Mercedes-Benz verspricht sich vom Wandel zu einer vollelektrischen Zukunft weitere Margen-Steigerungen und sieht wohl auch die Van-Sparte von diesem Wandel profitieren. Daher spielt eine weitere Ausgliederung zumindest offiziell in den Köpfen der Macher noch keine Rolle.

Während die drohende Absatzkrise Volumenhersteller wie etwa Volkswagen etwas härter treffen dürfte, erwarten Experten im Luxus-Segment weniger starke Auswirkungen. Mercedes-Benz blickt daher optimistisch in die Zukunft und erhöhte jüngst seine Prognosen bei der Umsatzrendite. Für das Gesamtjahr hob der Konzern sowohl für die Pkw-Sparte als auch für die Van-Sparte die Renditeerwartungen um jeweils einen Prozentpunkt auf 13 bis 15 Prozent respektive 9 bis 11 Prozent an.

Charttechnisch hat sich die Situation zuletzt erheblich aufgehellt. In der jüngsten Abwärtsbewegung ging es bis auf 50,65 Euro abwärts, womit das Korrekturtief vom Juli bei 50,19 Euro nicht erreicht wurde. Bei der darauffolgenden Erholungsbewegung ging es dann zunächst über das März-Tief bei 54,67 Euro und danach auch über die bei aktuell 55,61 Euro verlaufende 38-Tage-Linie. Ein neues Kaufsignal wurde aber erst vor wenigen Tagen generiert, nachdem die Widerstandszone zwischen 56,34 und 56,74 Euro sowie der seit Jahresanfang etablierte Abwärtstrend bei etwa 56,70 Euro nach oben durchbrochen wurden.
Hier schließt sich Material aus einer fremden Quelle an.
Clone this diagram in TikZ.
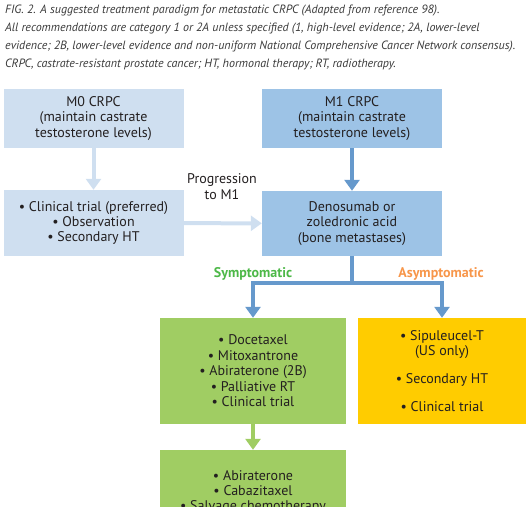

Das nächste Anlaufziel könnte nun die aktuell bei 61,35 Euro verlaufende 200-Tage-Linie sein, ehe das Zwischenhoch vom August bei 61,66 Euro in den Fokus rücken könnte. In einem freundlichen Marktumfeld könnte sogar das Juni-Hoch bei 68,42 Euro wieder erreichbar sein.